Black Lives Matter

May 31, 2020

Hey y’all, happy Sunday! Though it doesn’t necessarily feel that happy, does it? I’ve written probably 5 different iterations of this post because no matter what I write, it doesn’t feel articulate or adequate enough. But that’s not really the point in the end, either. Difficult conversations can feel clunky, but that's not a reason not to have them.

 

I had hoped to write another post today about how excited I am to be campaigning to be the next Maxim Cover Girl, but the country is a mess right now and if I’m being totally honest, I’m having a hard time feeling enthusiastic about much of anything. Our fellow Americans of color need our support. And they are Americans. Their lives are absolutely equal to yours, reader. They are wives, husbands, brothers, sisters, fathers, mothers, and cousins. They experience grief and loss and love and joy and heartbreak and births and deaths. But many of the deaths they face are unjust. 

 

Our country has a long, complicated history with race. We also have issues with gender, sexuality, and political and socioeconomic structures. And all these complicated issues tie into one another, creating complicated layers that we, as a nation, need to unpack.

 

I wrote a paper during my Masters Degree journey that spoke about the Black Lives Matter movement and its importance in contemporary American culture. As I wrote the paper, there were several moments I had to breathe and walk away from the weight of the lives lost to police brutality and injustice.

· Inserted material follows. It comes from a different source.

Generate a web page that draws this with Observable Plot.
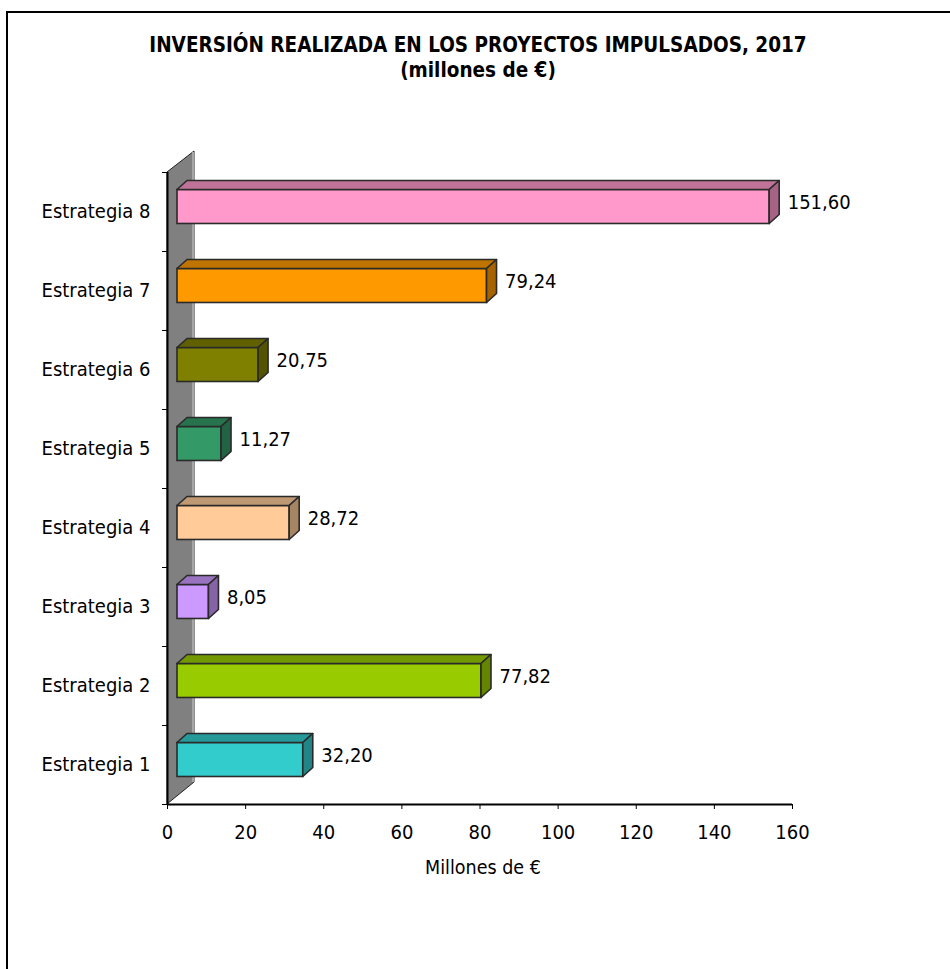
<!DOCTYPE html>
<html><head><meta charset="utf-8">
<script src="https://cdn.jsdelivr.net/npm/d3@7"></script>
<script src="https://cdn.jsdelivr.net/npm/@observablehq/plot@0.6"></script>
<style>
body{margin:0;background:#fff;overflow:hidden;width:950px;height:969px;position:relative;font-family:"DejaVu Sans Condensed","DejaVu Sans",sans-serif;}
#frame{position:absolute;left:6px;top:11px;width:1000px;height:1000px;border:2px solid #000;box-sizing:border-box;}
#title{position:absolute;left:0;top:33px;width:956px;text-align:center;font-weight:bold;font-size:20.5px;line-height:25px;color:#000;}
#chart{position:absolute;left:0;top:0;}
</style></head>
<body>
<div id="frame"></div>
<div id="chart"></div>
<div id="title">INVERSIÓN REALIZADA EN LOS PROYECTOS IMPULSADOS, 2017<br>(millones de €)</div>
<script>
const categories = ["Estrategia 1","Estrategia 2","Estrategia 3","Estrategia 4","Estrategia 5","Estrategia 6","Estrategia 7","Estrategia 8"];
const values = [32.20, 77.82, 8.05, 28.72, 11.27, 20.75, 79.24, 151.60];
const valueLabels = ["32,20","77,82","8,05","28,72","11,27","20,75","79,24","151,60"];
const colors = ["#33CCCC","#99CC00","#CC99FF","#FFCC99","#339966","#808000","#FF9900","#FF99CC"];
const xTicks = [0,20,40,60,80,100,120,140,160];
const xLabel = "Millones de €";

const data = categories.map((c,i)=>({cat:c, i, value:values[i], label:valueLabels[i], color:colors[i]}));
const boundaries = d3.range(0, categories.length + 1);
const FONT = '"DejaVu Sans Condensed","DejaVu Sans",sans-serif';
const HALF = 0.215;      // half bar thickness in band units
const FX = 10, FY = -5;  // front face offset (px)
const DX = 10, DY = -9;  // bar depth (px)

function shade(c, k){ const r = d3.rgb(c); return d3.rgb(r.r*k, r.g*k, r.b*k).formatHex(); }

function wall(index, scales){
  const {x, y} = scales;
  const x0 = x(0), yb = y(0), yt = y(categories.length);
  const g = d3.create("svg:g");
  g.append("path").attr("d", `M${x0},${yb}L${x0},${yt}L${x0+27},${yt-21}L${x0+27},${yb-22}Z`)
    .attr("fill", "#808080").attr("stroke", "#222").attr("stroke-width", 1);
  g.append("line").attr("x1", x0+26).attr("x2", x0+26).attr("y1", yt-20).attr("y2", yb-22)
    .attr("stroke", "#a6a6a6").attr("stroke-width", 2);
  return g.node();
}

function depthFaces(index, scales){
  const {x, y} = scales;
  const g = d3.create("svg:g").attr("stroke", "#2a2a2a").attr("stroke-width", 1.6).attr("stroke-linejoin", "round");
  for (const d of data){
    const xl = x(0) + FX, xr = x(d.value) + FX;
    const yt = y(d.i + 0.5 + HALF) + FY, yb = y(d.i + 0.5 - HALF) + FY;
    g.append("path").attr("d", `M${xl},${yt}L${xl+DX},${yt+DY}L${xr+DX},${yt+DY}L${xr},${yt}Z`).attr("fill", shade(d.color, 0.75));
    g.append("path").attr("d", `M${xr},${yt}L${xr+DX},${yt+DY}L${xr+DX},${yb+DY}L${xr},${yb}Z`).attr("fill", shade(d.color, 0.65));
  }
  return g.node();
}

const chart = Plot.plot({
  width: 950, height: 969,
  marginLeft: 167, marginRight: 158, marginTop: 172, marginBottom: 165,
  style: {fontFamily: FONT, fontSize: "20px", color: "#000", background: "transparent"},
  x: {domain: [0, 160], ticks: xTicks},
  y: {domain: [0, categories.length]},
  marks: [
    wall,
    Plot.rect(data, {x1: 0, x2: "value", y1: d => d.i + 0.5 - HALF, y2: d => d.i + 0.5 + HALF, fill: "color", stroke: "#2a2a2a", strokeWidth: 1.6, dx: FX, dy: FY}),
    depthFaces,
    Plot.ruleX([0], {y1: 0, y2: categories.length, stroke: "#000", strokeWidth: 2}),
    Plot.ruleY([0], {x1: 0, x2: 160, stroke: "#000", strokeWidth: 2}),
    Plot.axisX({ticks: xTicks, tickSize: 5, tickPadding: 15, fontSize: 20, label: null, stroke: "#000"}),
    Plot.axisY({ticks: boundaries, tickSize: 5, tickFormat: () => "", label: null, stroke: "#000"}),
    Plot.text(data, {x: 0, y: d => d.i + 0.5, text: "cat", textAnchor: "end", dx: -17, fontSize: 20, fill: "#000"}),
    Plot.text(data, {x: "value", y: d => d.i + 0.5, text: "label", textAnchor: "start", dx: 28, dy: -9, fontSize: 20, fill: "#000"}),
    Plot.text([xLabel], {frameAnchor: "bottom", dx: 3, dy: 69, fontSize: 19.5, fill: "#000"})
  ]
});
document.getElementById("chart").appendChild(chart);
</script>
</body></html>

And, as a white woman, I had the ability to do that - to take a breath and walk away for a moment. But that is not an option for people of color where the hashtag #ICantBreathe has now been reused and recycled for multiple deaths due to police brutality.

 

I’ve heard what feels like every argument in the book against the protests, looting, and rioting. Here’s the deal, I don’t agree with looting in any capacity whether it took place in Los Angeles this weekend or in Minneapolis or in the aftermath of Hurricane Katrina. But, even though I don’t agree with looting, it doesn’t mean I will shut myself off to the discussions that need to happen around race and inequality. Have you ever been so angry you’ve needed an outlet? We make a point of teaching children to funnel their feelings into healthy activities for emotional expression like the arts, music, or sports, encouraging them to speak or sing their truth or to let it out on the field or on the court or in the pool.

 

I’m sure you’ve experienced anger in your life, dear reader. You’re a human being. But unless you are a person of color, experiencing daily life as someone who does not have white skin, you cannot fully understand the anger the black community is feeling right now. I can’t, either. But we can try our best to listen and empathize and understand. We can read black literature, listen to the lyrics of black music, watch black documentaries, and we can try to support a community that needs our support always, but especially now.

 

You’re upset about how people of color are protesting right now? Great. Get upset and understand that your upset is nothing compared to theirs. And use your upset to relate. Because until we actively choose to listen to what our fellow Americans of color have been saying to us for years, nothing will change. Don’t want to try and empathize or sympathize because you disagree with how people are protesting and you wish they’d be more peaceful about it? Great, then with this question, maybe ask yourself why you were also upset when Colin Kaepernick peacefully protested by taking a knee? Or perhaps you’re not upset with any of the protesting and can empathize and support your fellow Americans of color? That’s the ideal here - understanding, empathy, and support.

 

I don’t have an immediate solution to the issues of America right now, but I do know that the path to true growth as a nation starts with listening, empathizing, and not invalidating the experiences of other people with whom we share a country.

 

Black lives matter. Yes, all lives matter, and blue lives matter, too. And not all cops are bad. I have several extended family members and friends who are police officers who chose that life path to protect and to serve American citizens regardless of the color of their skin, and the cops in my life are appalled at what they've seen. And their lives matter, but right now, black lives need to matter more. Black lives need our focus and our efforts because black lives are being lost at the hands of corruption, racism, and socioeconomic inequality.

 

At the very end of the day, you need to ask yourself what kind of person you want to be. Ask yourself if you’d be okay with being treated as a black person in America, trading spaces in life. I did not go physically protest because protesting gives me a lot of anxiety. And you know what? Good.  My anxiety does not even compare to the constant anxiety many people of color feel on a daily basis, unable to trust that those who swore to protect and to serve will actually do so instead of claiming another life at the hands of racism.

 

If you are someone who believes that Black Lives Matter, if you are someone who believes that changes need to be made in America, if you are a person of color, if you are one of the good cops who took a knee alongside protestors, if you are someone thinking critically about your emotional reactions to everything happening in our country right now and trying to sort through your own engrained prejudices (we all have them, regardless of race, ethnicity, or gender), thank you. And if you are my friend and a person of color, I love you. Heck, even if you're not my friend, I still have love for you, knowing that you are also someone's family and a human being who experiences many of the same shared experiences everyone goes through in life. I will have your back however I can. Be kind to each other. Help each other. Support each other. Black Lives Matter, and as a country, we need them to matter a lot more.